The Charles Causley Trust are celebrating after securing a further round of funding from Arts Council England to continue to celebrate and promote the legacy of Charles Causley, as well as promote poetry and writing in the community and region where he lived, was inspired and worked. Causley may have counted fellow poets Ted Hughes, Seamus Heaney and Philip Larkin amongst his friends but he never felt the need to leave for too long the Cornish market town where he was born.
The two-year project, called Fuelling the Flame, will allow the trust to continue to build on their original ACE funded project, Spark to Flame, with a range of activities and events to celebrate and promote the work and life of Causley and to help to develop the next generation of poets and writers. Cornwall Council have also match funded the project for the next four years and the project is also supported by Launceston Town Council and South West Literature Development Agency, Literature Works.
Since acquiring Cyprus Well in 2007, their continuing aim is to use it as a centre to celebrate his life and work. The trust now has the funding to continue to offer a series of three-month long live-in residencies to writers from all over the world, to come and live at Cyprus Well, work with community groups and to have time to write. The next encumbant is due to take up their residency in May this year helping to maintain a living legacy in the town Charles loved so well.
The funding has also enabled the trust to employ two new members of staff, Programme Director Kate Campbell and Programme Assistant Rachael Morris, who are now based in Southgate Arch in Launceston.
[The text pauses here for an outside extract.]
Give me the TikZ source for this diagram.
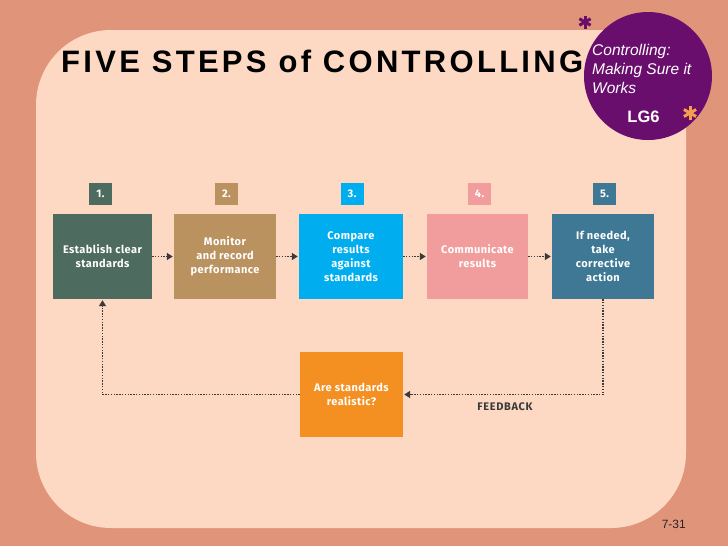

“These are exciting times for the Causley Trust. This new funding is a clear indication that the work that they do is being recognised as being vital to the poetic heritage of the country. Charles didn’t court the trappings that fame could have brought him and so he is lesser known than his contemporaries but that doesn’t mean that he wasn’t as important. Ted Hughes himself called Charles ‘the poet laureate we never had’ and Charles is still revered amongst contemporary poets today. He wasn’t a pretentious person, just a man who expressed himself through writing. My favourite quote of his is when he said ‘if I didn’t write poetry, I think I’d explode’ which I think shows how this was very much his calling, a path he was destined to follow. This funding will help to set the future Charles Causleys on their own paths – and that feels like a pretty good thing to be a part of. I think Charles would have approved.”
The project will also, amongst other things, support the The Causley Festival which runs from May 31st to June 3rd, with headliners Roger McGough and Miriam Darlington.